§ GIVEN TASK
Skip the pictures. Reproduce all other material exactly.

____

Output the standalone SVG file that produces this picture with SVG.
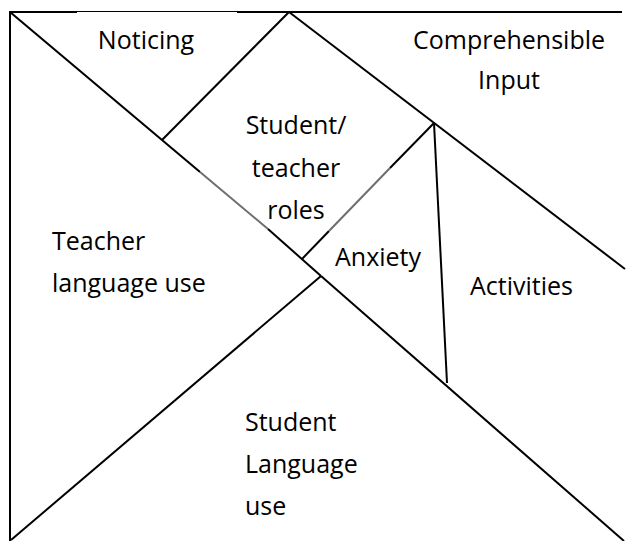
<svg xmlns="http://www.w3.org/2000/svg" width="626" height="541" viewBox="0 0 626 541">
  <style>
    .edge { stroke: #000; stroke-width: 2; fill: none; stroke-linecap: butt; }
    .thin { stroke: #000; stroke-width: 1; fill: none; }
    .grey { stroke: #6e6e6e; stroke-width: 2; fill: none; }
    .lbl { font-family: "Open Sans", "Liberation Sans", sans-serif; font-size: 25px; fill: #000; }
    .mid { text-anchor: middle; }
  </style>
  <rect width="626" height="541" fill="#fff"/>

  <!-- outline and piece edges -->
  <g id="connectors">
    <line class="edge" x1="10" y1="11" x2="10" y2="541"/>
    <line class="edge" x1="9" y1="12" x2="77" y2="12"/>
    <line class="thin" x1="77" y1="11.5" x2="237" y2="11.5"/>
    <line class="edge" x1="237" y1="12" x2="622" y2="12"/>
    <!-- long diagonal, top-left to bottom-right -->
    <line class="edge" x1="10" y1="12" x2="200" y2="172"/>
    <line class="grey" x1="200" y1="172" x2="268" y2="229"/>
    <line class="edge" x1="268" y1="229" x2="321" y2="276"/>
    <line class="edge" x1="321" y1="276" x2="624" y2="541"/>
    <!-- bottom-left to centre -->
    <line class="edge" x1="11" y1="540" x2="321" y2="276"/>
    <!-- noticing edge -->
    <line class="edge" x1="162" y1="140" x2="289" y2="12"/>
    <!-- comprehensible input edge -->
    <line class="edge" x1="289" y1="12" x2="625" y2="269"/>
    <!-- anxiety edges -->
    <line class="edge" x1="302" y1="259" x2="329" y2="231"/>
    <line class="grey" x1="329" y1="231" x2="390" y2="168"/>
    <line class="edge" x1="390" y1="168" x2="434" y2="123"/>
    <line class="edge" x1="434" y1="123" x2="447" y2="383"/>
  </g>

  <g id="noticing">
    <text class="lbl mid" x="146" y="49">Noticing</text>
  </g>
  <g id="comprehensible-input">
    <text class="lbl mid" x="509" y="49">Comprehensible</text>
    <text class="lbl mid" x="509" y="89">Input</text>
  </g>
  <g id="student-teacher-roles">
    <text class="lbl mid" x="296" y="134">Student/</text>
    <text class="lbl mid" x="296" y="177">teacher</text>
    <text class="lbl mid" x="296" y="219">roles</text>
  </g>
  <g id="teacher-language-use">
    <text class="lbl" x="52" y="250">Teacher</text>
    <text class="lbl" x="52" y="292">language use</text>
  </g>
  <g id="anxiety">
    <text class="lbl" x="335" y="266">Anxiety</text>
  </g>
  <g id="activities">
    <text class="lbl" x="470" y="295">Activities</text>
  </g>
  <g id="student-language-use">
    <text class="lbl" x="245" y="431">Student</text>
    <text class="lbl" x="245" y="473">Language</text>
    <text class="lbl" x="245" y="515">use</text>
  </g>
</svg>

____

§ SOLUTION
Output the standalone SVG file that produces this picture with SVG.
<svg xmlns="http://www.w3.org/2000/svg" width="626" height="541" viewBox="0 0 626 541">
  <style>
    .edge { stroke: #000; stroke-width: 2; fill: none; stroke-linecap: butt; }
    .thin { stroke: #000; stroke-width: 1; fill: none; }
    .grey { stroke: #6e6e6e; stroke-width: 2; fill: none; }
    .lbl { font-family: "Open Sans", "Liberation Sans", sans-serif; font-size: 25px; fill: #000; }
    .mid { text-anchor: middle; }
  </style>
  <rect width="626" height="541" fill="#fff"/>

  <!-- outline and piece edges -->
  <g id="connectors">
    <line class="edge" x1="10" y1="11" x2="10" y2="541"/>
    <line class="edge" x1="9" y1="12" x2="77" y2="12"/>
    <line class="thin" x1="77" y1="11.5" x2="237" y2="11.5"/>
    <line class="edge" x1="237" y1="12" x2="622" y2="12"/>
    <!-- long diagonal, top-left to bottom-right -->
    <line class="edge" x1="10" y1="12" x2="200" y2="172"/>
    <line class="grey" x1="200" y1="172" x2="268" y2="229"/>
    <line class="edge" x1="268" y1="229" x2="321" y2="276"/>
    <line class="edge" x1="321" y1="276" x2="624" y2="541"/>
    <!-- bottom-left to centre -->
    <line class="edge" x1="11" y1="540" x2="321" y2="276"/>
    <!-- noticing edge -->
    <line class="edge" x1="162" y1="140" x2="289" y2="12"/>
    <!-- comprehensible input edge -->
    <line class="edge" x1="289" y1="12" x2="625" y2="269"/>
    <!-- anxiety edges -->
    <line class="edge" x1="302" y1="259" x2="329" y2="231"/>
    <line class="grey" x1="329" y1="231" x2="390" y2="168"/>
    <line class="edge" x1="390" y1="168" x2="434" y2="123"/>
    <line class="edge" x1="434" y1="123" x2="447" y2="383"/>
  </g>

  <g id="noticing">
    <text class="lbl mid" x="146" y="49">Noticing</text>
  </g>
  <g id="comprehensible-input">
    <text class="lbl mid" x="509" y="49">Comprehensible</text>
    <text class="lbl mid" x="509" y="89">Input</text>
  </g>
  <g id="student-teacher-roles">
    <text class="lbl mid" x="296" y="134">Student/</text>
    <text class="lbl mid" x="296" y="177">teacher</text>
    <text class="lbl mid" x="296" y="219">roles</text>
  </g>
  <g id="teacher-language-use">
    <text class="lbl" x="52" y="250">Teacher</text>
    <text class="lbl" x="52" y="292">language use</text>
  </g>
  <g id="anxiety">
    <text class="lbl" x="335" y="266">Anxiety</text>
  </g>
  <g id="activities">
    <text class="lbl" x="470" y="295">Activities</text>
  </g>
  <g id="student-language-use">
    <text class="lbl" x="245" y="431">Student</text>
    <text class="lbl" x="245" y="473">Language</text>
    <text class="lbl" x="245" y="515">use</text>
  </g>
</svg>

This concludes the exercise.